PADANG, RADARSUMBAR.COM – Walhi menilai lemahnya komitmen Gubernur Sumatera Barat Mahyeldi Ansharullah soal pembalakan hutan tanpa izin di Ranah Minang, sehingga kerap memicu bencana ekologis.
Direktur Walhi Sumatera Barat Wengky Purwanto mengatakan pihaknya hingga kini belum melihat ketegasan gubernur terkait maraknya aksi perambahan kawasan hutan sesuai kewenangannya. Sementara urusan kehutanan ada pada pemerintah provinsi.

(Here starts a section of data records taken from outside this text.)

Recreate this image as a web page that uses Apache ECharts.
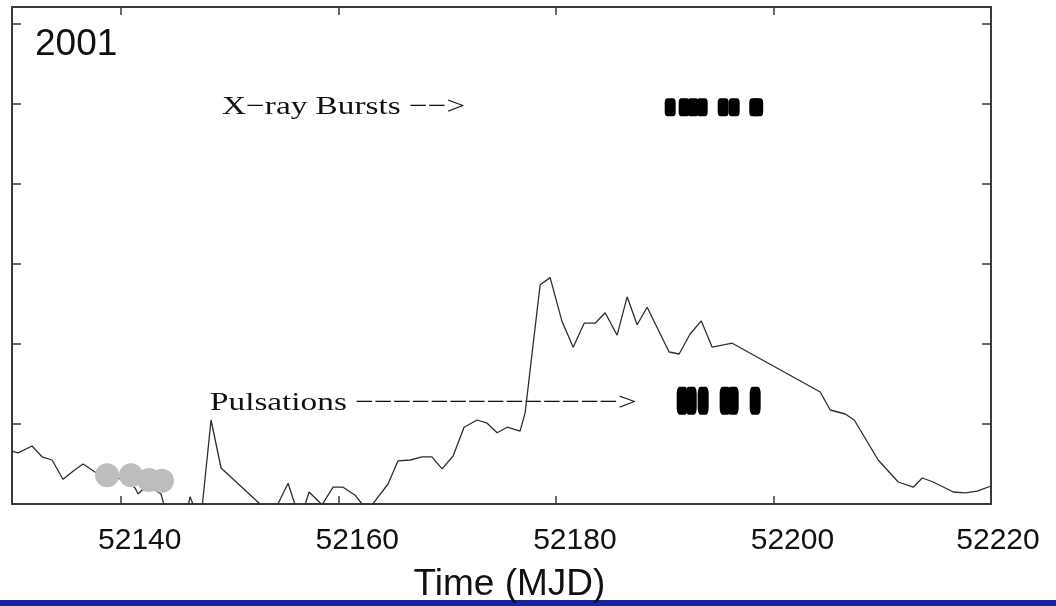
<!DOCTYPE html>
<html>
<head>
<meta charset="utf-8">
<title>2001 outburst light curve</title>
<script src="https://cdn.jsdelivr.net/npm/echarts@6/dist/echarts.min.js"></script>
<style>
  html, body { margin: 0; padding: 0; background: #ffffff; }
  #chart { width: 1056px; height: 606px; }
</style>
</head>
<body>
<div id="chart"></div>
<script>
// Light curve (MJD, relative flux in tick units); points below 0 are clipped by the axis
const lightCurveMjd = [
  52130.0, 52130.55, 52131.84, 52132.76, 52133.68, 52134.69, 52135.61, 52136.53, 52137.63,
  52138.64, 52139.66, 52140.57, 52141.31, 52141.59, 52141.95, 52142.87, 52143.70, 52144.34,
  52145.9, 52146.37, 52146.92, 52147.47, 52148.30, 52149.22, 52152.80, 52153.9, 52155.38,
  52156.02, 52156.5, 52156.94, 52157.31, 52158.5, 52159.52, 52160.44, 52161.54, 52162.18,
  52162.6, 52163.10, 52164.57, 52165.49, 52166.6, 52167.7, 52168.6, 52169.54, 52170.55,
  52171.56, 52172.76, 52173.68, 52174.6, 52175.52, 52176.71, 52177.17, 52178.55, 52179.47,
  52180.57, 52181.59, 52182.6, 52183.61, 52184.53, 52185.63, 52186.55, 52187.47, 52188.39,
  52190.41, 52191.33, 52192.34, 52193.36, 52194.37, 52196.21, 52204.3, 52205.22, 52206.6,
  52207.43, 52209.63, 52211.47, 52212.85, 52213.68, 52214.69, 52216.53, 52217.63, 52218.74,
  52220.0
];
const lightCurveFlux = [
  0.66, 0.64, 0.725, 0.59, 0.55, 0.31, 0.41, 0.50, 0.40,
  0.35, 0.33, 0.28, 0.20, 0.125, 0.175, 0.20, 0.125, -0.2,
  -0.2, 0.09, -0.1, -0.05, 1.05, 0.45, 0.0, -0.15, 0.26,
  -0.01, -0.15, -0.01, 0.15, -0.01, 0.21, 0.21, 0.11, 0.0,
  -0.1, -0.01, 0.25, 0.54, 0.55, 0.59, 0.59, 0.44, 0.60,
  0.96, 1.05, 1.01, 0.89, 0.96, 0.91, 1.14, 2.74, 2.83,
  2.28, 1.96, 2.26, 2.26, 2.39, 2.11, 2.59, 2.24, 2.46,
  1.90, 1.875, 2.125, 2.29, 1.96, 2.01, 1.40, 1.175, 1.125,
  1.05, 0.55, 0.275, 0.21, 0.325, 0.275, 0.15, 0.14, 0.16,
  0.225
];

// Epochs of detected X-ray bursts and of pulsation detections
const burstMjd = [52190.51, 52191.79, 52192.62, 52193.45, 52195.38, 52196.39, 52198.28, 52198.55];
const burstLevel = 4.96;
const pulsationMjd = [52191.61, 52192.44, 52193.54, 52195.56, 52196.30, 52198.32];
const pulsationLevel = 1.29;

// Grey markers near the start of the window
const greyMjd = [52138.74, 52140.94, 52142.60, 52143.79];
const greyFlux = [0.36, 0.36, 0.30, 0.29];

// Axis ticks
const xTicks = [52140, 52160, 52180, 52200, 52220];
const yTicks = [1, 2, 3, 4, 5, 6];
const xRange = [52130, 52220];
const yRange = [0, 6.2125];

const zip = (xs, ys) => xs.map((x, i) => [x, ys[i]]);

const frameColor = '#3a3a3a';
const labelFont = "'Liberation Sans', Arial, sans-serif";
const serifFont = "'Liberation Serif', 'Times New Roman', serif";
const MINUS = '\u2212';

const chart = echarts.init(document.getElementById('chart'), null, { renderer: 'canvas' });

const axisCommon = {
  type: 'value',
  splitLine: { show: false },
  axisLine: { show: true, onZero: false, lineStyle: { color: frameColor, width: 2 } },
};

// Serif annotation text, slightly widened like the original lettering
function annotation(x, y, text) {
  return {
    type: 'text', x: x, y: y, scaleX: 1.28, scaleY: 1,
    style: { text: text, fontFamily: serifFont, fontSize: 26, fill: '#111', textVerticalAlign: 'top' }
  };
}

chart.setOption({
  animation: false,
  backgroundColor: '#ffffff',
  grid: { left: 12, right: 65, top: 7, bottom: 102, containLabel: false, outerBoundsMode: 'none' },
  xAxis: [
    Object.assign({}, axisCommon, {
      position: 'bottom',
      min: xRange[0], max: xRange[1],
      name: 'Time (MJD)',
      nameLocation: 'middle',
      nameGap: 62,
      nameTextStyle: { fontFamily: labelFont, fontSize: 37, color: '#111', padding: [0, 0, 0, 16] },
      axisTick: { show: true, inside: true, length: 8, customValues: xTicks, lineStyle: { color: frameColor, width: 1.5 } },
      axisLabel: {
        show: true,
        customValues: xTicks,
        margin: 22,
        fontFamily: labelFont,
        fontSize: 30,
        color: '#111',
        formatter: v => (v === 52220 ? '{e|' + v + '}' : '{n|' + v + '}'),
        rich: {
          n: { fontFamily: labelFont, fontSize: 30, color: '#111', padding: [0, 0, 0, 38] },
          e: { fontFamily: labelFont, fontSize: 30, color: '#111', padding: [0, 0, 0, 14] }
        }
      }
    }),
    Object.assign({}, axisCommon, {
      position: 'top',
      min: xRange[0], max: xRange[1],
      axisTick: { show: true, inside: true, length: 8, customValues: xTicks, lineStyle: { color: frameColor, width: 1.5 } },
      axisLabel: { show: false }
    })
  ],
  yAxis: [
    Object.assign({}, axisCommon, {
      position: 'left',
      min: yRange[0], max: yRange[1],
      axisTick: { show: true, inside: true, length: 9, customValues: yTicks, lineStyle: { color: frameColor, width: 1.5 } },
      axisLabel: { show: false }
    }),
    Object.assign({}, axisCommon, {
      position: 'right',
      min: yRange[0], max: yRange[1],
      axisTick: { show: true, inside: true, length: 9, customValues: yTicks, lineStyle: { color: frameColor, width: 1.5 } },
      axisLabel: { show: false }
    })
  ],
  series: [
    {
      name: 'Light curve',
      type: 'line',
      data: zip(lightCurveMjd, lightCurveFlux),
      showSymbol: false,
      clip: true,
      lineStyle: { color: '#2e2e2e', width: 1.3 },
      z: 2
    },
    {
      name: 'Early detections',
      type: 'scatter',
      data: zip(greyMjd, greyFlux),
      symbol: 'circle',
      symbolSize: 24,
      itemStyle: { color: '#bdbdbd', opacity: 1 },
      z: 3
    },
    {
      name: 'X-ray Bursts',
      type: 'scatter',
      data: burstMjd.map(x => [x, burstLevel]),
      symbol: 'roundRect',
      symbolSize: [11, 18],
      itemStyle: { color: '#000000', opacity: 1 },
      z: 4
    },
    {
      name: 'Pulsations',
      type: 'scatter',
      data: pulsationMjd.map(x => [x, pulsationLevel]),
      symbol: 'roundRect',
      symbolSize: [11, 28],
      itemStyle: { color: '#000000', opacity: 1 },
      z: 4
    }
  ],
  graphic: [
    {
      type: 'text', left: 35, top: 26,
      style: { text: '2001', fontFamily: labelFont, fontSize: 37, fill: '#111' }
    },
    annotation(222, 94, 'X' + MINUS + 'ray Bursts ' + MINUS + MINUS + '>'),
    annotation(210, 390, 'Pulsations ' + MINUS.repeat(14) + '>'),
    {
      type: 'rect', left: 0, bottom: 0,
      shape: { width: 1056, height: 6 },
      style: { fill: '#1a249a' }
    }
  ]
});
</script>
</body>
</html>
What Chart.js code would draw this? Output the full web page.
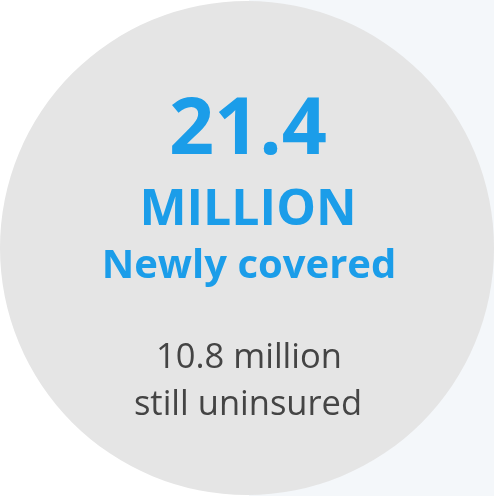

“Kami heran, gubernur sadar perambahan hutan salah satu pemicu banjir, tapi minim aksi. Jadi, semacam ada pembiaran yang pada akhirnya memicu bencana ekologis,” tutur Wengky di Padang,
Pada 7 Maret sejumlah daerah di Sumatera Barat mengalami bencana banjir bandang. Puluhan nyawa manusia dan harta benda masyarakat ikut jadi korban. Belum lagi bangunan pemerintah.
Ribuan hektare lahan siap panen luluh lantak, sehingga petani gagal panen. Demikian juga dengan ternak milik masyarakat. Ratusan ribu warga kehilangan tempat tinggal dan harus terpaksa tinggal di tenda pengungsian.
Wengky melanjutkan seharusnya gubernur menjadikan peristiwa itu sebagai momentum untuk bertindak, bukan sekadar bicara. Sebab bencana ekologis seperti banjir dan longsor hampir tiap tahun terjadi di Sumatera Barat.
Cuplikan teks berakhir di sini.